While gearing up for our “fun” dive, I set aside the video camera and readied my digital camera in its underwater housing. Jenn also planned to take her camera underwater as well, so we swapped notes on how best to lubricate the O-rings with silicone and ensure a watertight seal. Ryan pointed out that I had too much weight on my belt on the last dive, so I removed a couple of pounds to avoid, in his words, “swimming like a plow.” He also put me in charge of the circle search, a spool of line that we attach to the anchor line and carry with us on every dive so we can find our way back in case of poor visibility. With our preparations complete, the captain placed us over a promising new site on the reef, and we made our descent.
After devoting my previous dives to work, it was quite a change of pace to take a more relaxed approach and simply “play” underwater. Jenn and I explored every interesting nook and cranny that caught our eye, snapping pictures of black sea bass, colorful coral formations, and even a sea cucumber twice the size of a grocery store cucumber. I had to fiddle with the settings on my camera before finding one that worked decently well in the dim lighting, but finally I started seeing results. I also noticed a huge difference in my buoyancy and ability to maneuver after trimming the extra pounds from my weight belt, so it was much easier to get closer to the reef fish without the added weight and the bulky video camera.
In some cases, the fish seemed as curious to investigate me as I was to approach them. I knelt in place for a good five minutes while a sheepshead slowly circled, getting closer and closer while I kept snapping pictures, each one better than the last. It was almost as if he were trying to pose for the camera, the way he turned so I got good views of his impressive front teeth and eye-catching black-and-white stripes along his sides.

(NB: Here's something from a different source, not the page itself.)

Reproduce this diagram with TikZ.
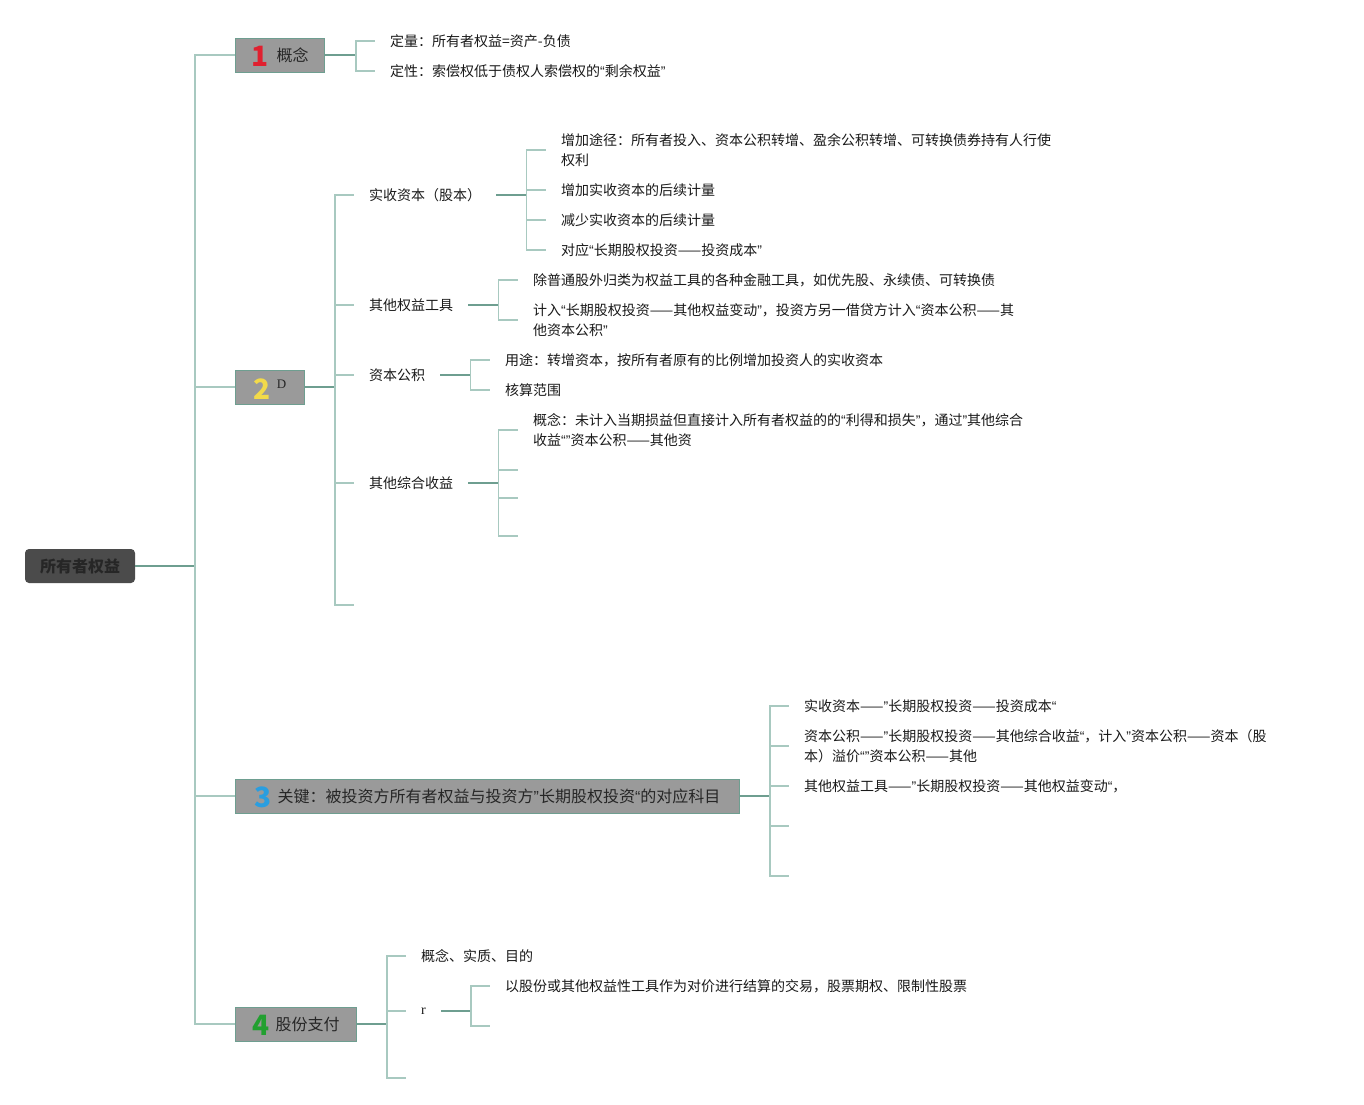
\documentclass[tikz,border=0pt]{standalone}
\usepackage{fontspec}
\usepackage{graphicx}
\usepackage{tikz}
\newfontfamily\cjk{Noto Sans CJK SC}
\newfontfamily\serif{Liberation Serif}
\newfontfamily\qfont{Liberation Sans}
\definecolor{dk}{HTML}{6E9E90}
\definecolor{lt}{HTML}{A8C9C0}
\definecolor{boxgray}{HTML}{9A9A9A}
\definecolor{rootgray}{HTML}{4B4B4B}
\definecolor{numred}{HTML}{E0202F}
\definecolor{numyellow}{HTML}{F2DA4A}
\definecolor{numblue}{HTML}{2A9EE0}
\definecolor{numgreen}{HTML}{22A030}
\newcommand{\numtag}[2]{\smash{\raisebox{-5pt}{\textcolor{#1}{\fontsize{28}{28}\selectfont\bfseries #2}}}}
\newcommand{\oquote}{{\qfont “}}
\newcommand{\cquote}{{\qfont ”}}
\tikzset{
  root/.style={fill=rootgray, rounded corners=4pt, minimum width=110, minimum height=34, inner sep=0, text=black!85, font={\cjk\bfseries\fontsize{16}{16}\selectfont}},
  topic/.style={draw=dk, line width=1pt, fill=boxgray, minimum height=34, inner sep=0, anchor=west, text=black!85, font={\cjk\fontsize{16}{16}\selectfont}},
  leaf/.style={anchor=west, inner xsep=15pt, inner ysep=2pt, align=left, text=black!90, font={\cjk\fontsize{14}{20}\selectfont}},
  dkline/.style={draw=dk, line width=1.6pt},
  ltline/.style={draw=lt, line width=1.4pt}
}

\begin{document}
\begin{tikzpicture}[x=1pt,y=-1pt]
\useasboundingbox (0,0) rectangle (1364,1104);

\node[root] (root) at (80,566) {所有者权益};
\node[topic, minimum width=89] (b1) at (235,55) {\numtag{numred}{1}\hspace{8pt}概念};
\node[topic, minimum width=69] (b2) at (235,387) {\numtag{numyellow}{2}\hspace{6pt}\raisebox{6.5pt}{\serif\fontsize{13}{13}\selectfont D}};
\node[topic, minimum width=504] (b3) at (235,796) {\numtag{numblue}{3}\hspace{6pt}关键：被投资方所有者权益与投资方\cquote 长期股权投资\oquote 的对应科目};
\node[topic, minimum width=121] (b4) at (235,1024) {\numtag{numgreen}{4}\hspace{6pt}股份支付};

\draw[dkline] (root.east) -- (195,566) coordinate (j0);
\foreach \t in {b1,b2,b3,b4} \draw[ltline] (j0) |- (\t.west);

% 1
\node[leaf] (q1) at (375,41) {定量：所有者权益=资产-负债};
\node[leaf] (q2) at (375,71) {定性：索偿权低于债权人索偿权的\oquote 剩余权益\cquote};
\draw[dkline] (b1.east) -- ++(31,0) coordinate (j1);
\foreach \c in {q1,q2} \draw[ltline] (j1) |- (\c.west);

% 2
\node[leaf] (s1) at (354,195) {实收资本（股本）};
\node[leaf] (s2) at (354,305) {其他权益工具};
\node[leaf] (s3) at (354,375) {资本公积};
\node[leaf] (s4) at (354,483) {其他综合收益};
\coordinate (s5) at (354,605);
\draw[dkline] (b2.east) -- ++(30,0) coordinate (j2);
\foreach \c in {s1,s2,s3,s4} \draw[ltline] (j2) |- (\c.west);
\draw[ltline] (j2) |- (s5);

\node[leaf] (a1) at (546,150) {增加途径：所有者投入、资本公积转增、盈余公积转增、可转换债券持有人行使\\权利};
\node[leaf] (a2) at (546,190) {增加实收资本的后续计量};
\node[leaf] (a3) at (546,220) {减少实收资本的后续计量};
\node[leaf] (a4) at (546,250) {对应\oquote 长期股权投资——投资成本\cquote};
\draw[dkline] (s1.east) -- ++(30,0) coordinate (js1);
\foreach \c in {a1,a2,a3,a4} \draw[ltline] (js1) |- (\c.west);

\node[leaf] (e1) at (518,280) {除普通股外归类为权益工具的各种金融工具，如优先股、永续债、可转换债};
\node[leaf] (e2) at (518,320) {计入\oquote 长期股权投资——其他权益变动\cquote，投资方另一借贷方计入\oquote 资本公积——其\\他资本公积\cquote};
\draw[dkline] (s2.east) -- ++(30,0) coordinate (js2);
\foreach \c in {e1,e2} \draw[ltline] (js2) |- (\c.west);

\node[leaf] (f1) at (490,360) {用途：转增资本，按所有者原有的比例增加投资人的实收资本};
\node[leaf] (f2) at (490,390) {核算范围};
\draw[dkline] (s3.east) -- ++(30,0) coordinate (js3);
\foreach \c in {f1,f2} \draw[ltline] (js3) |- (\c.west);

\node[leaf] (g1) at (518,430) {概念：未计入当期损益但直接计入所有者权益的的\oquote 利得和损失\cquote，通过\cquote 其他综合\\收益\oquote\cquote 资本公积——其他资};
\coordinate (g2) at (518,470);
\coordinate (g3) at (518,498);
\coordinate (g4) at (518,536);
\draw[dkline] (s4.east) -- ++(30,0) coordinate (js4);
\draw[ltline] (js4) |- (g1.west);
\foreach \c in {g2,g3,g4} \draw[ltline] (js4) |- (\c);

% 3
\node[leaf] (h1) at (789,706) {实收资本——\cquote 长期股权投资——投资成本\oquote};
\node[leaf] (h2) at (789,746) {资本公积——\cquote 长期股权投资——其他综合收益\oquote，计入\cquote 资本公积——资本（股\\本）溢价\oquote\cquote 资本公积——其他};
\node[leaf] (h3) at (789,786) {其他权益工具——\cquote 长期股权投资——其他权益变动\oquote，};
\coordinate (h4) at (789,826);
\coordinate (h5) at (789,876);
\draw[dkline] (b3.east) -- ++(30,0) coordinate (j3);
\foreach \c in {h1,h2,h3} \draw[ltline] (j3) |- (\c.west);
\foreach \c in {h4,h5} \draw[ltline] (j3) |- (\c);

% 4
\node[leaf] (k1) at (406,956) {概念、实质、目的};
\node[leaf, font={\serif\fontsize{14}{20}\selectfont}] (k2) at (406,1011) {r};
\coordinate (k3) at (406,1078);
\draw[dkline] (b4.east) -- ++(30,0) coordinate (j4);
\foreach \c in {k1,k2} \draw[ltline] (j4) |- (\c.west);
\draw[ltline] (j4) |- (k3);

\node[leaf] (m1) at (490,986) {以股份或其他权益性工具作为对价进行结算的交易，股票期权、限制性股票};
\coordinate (m2) at (490,1026);
\draw[dkline] (k2.east) -- ++(30,0) coordinate (jk2);
\draw[ltline] (jk2) |- (m1.west);
\draw[ltline] (jk2) |- (m2);
\end{tikzpicture}
\end{document}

I also went nose-to-nose with a particularly gutsy black sea bass. He rested on the bottom on his pectoral fins while I lay on my belly with the camera held at arm’s length. Jenn told me later once we were topside that she saw the whole thing and could just picture me talking to him like a Hollywood photographer, saying things like, “Show me some fin!” and “The camera loves you!” and “Work it, baby, work it!”
I eventually began varying my approach to get good pictures. I would army crawl along the bottom to creep up on a bank sea bass standing guard in front of an empty conch shell, hover in place over a sea cucumber, and try to compose shots with a colorful wrasse in front of a coral-encrusted boulder. I could have stayed down there for hours, honing my underwater photography obsession, but eventually Ryan gave me the signal to reel in the circle search and take us back to the anchor line. Back on the Crescent, Jenn and I scrolled through our pictures and compared notes on what we had seen and experienced.
And later that day, after the Crescent was safely anchored and our gear was stowed for the day, I giddily called my parents to share my excitement. They almost got as much enjoyment from hearing about it as I did with doing it.
I still know who enjoyed it the most.